I think even if it was discussed, execution is important. If something is not proved wrong during discussions one is free to start experimenting. Though some concerns were raised, I don’t think the idea of a multi line kite is impossible. Personally I am not sure which problem we would be solving, and I like better to simplify when possible rather than adding stuff

Improvements could be:

  • for a static kite, perhaps scaling more with spaced anchors (I am not sure of it), and also a better control from the ground stations. But there are also issues like land use, complexity, tether drag.
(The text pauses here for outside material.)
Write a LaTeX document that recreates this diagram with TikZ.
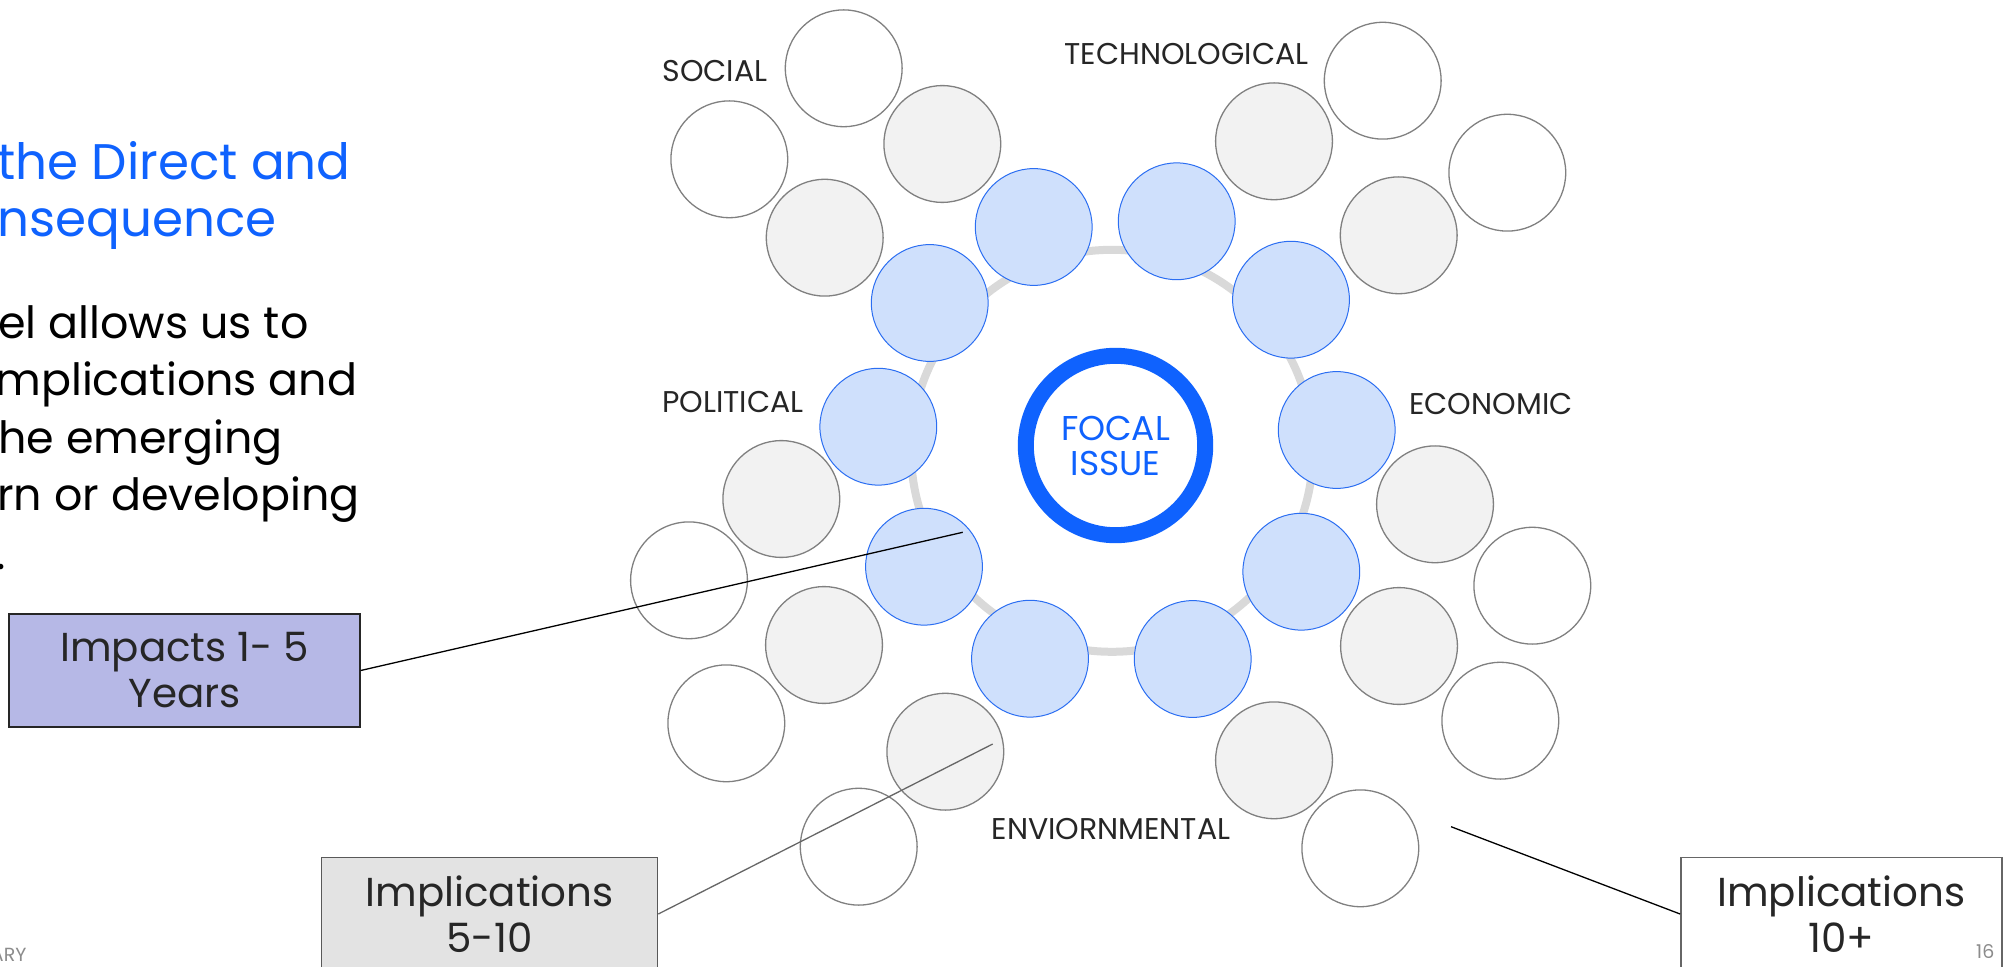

  • for both crosswind (example the 2 lines KSU of @Massimo’s KiteGen) and static kite, more safety as when a tether is broken, the kite is held by other tethers. However a single tether could be divided in several lanyards within a sheath.

But such improvements could lead to make other things worse.

The use of diagonal stays to control automatic launch and land is new. It is the only way I know of controlling the launch of a single skin lifter kite. Can you think of any other way? Once this method is developed, we can scale up to very large kite sizes which are necessary to support larger or multiple turbines and enable the operation of the cable drive.

The use of diagonal stays is not the same as a multi-anchored kite. The purpose of the stays is to stabilize the kite. Most of the lifting force of the kite is transferred to tension in the tether/cable drive.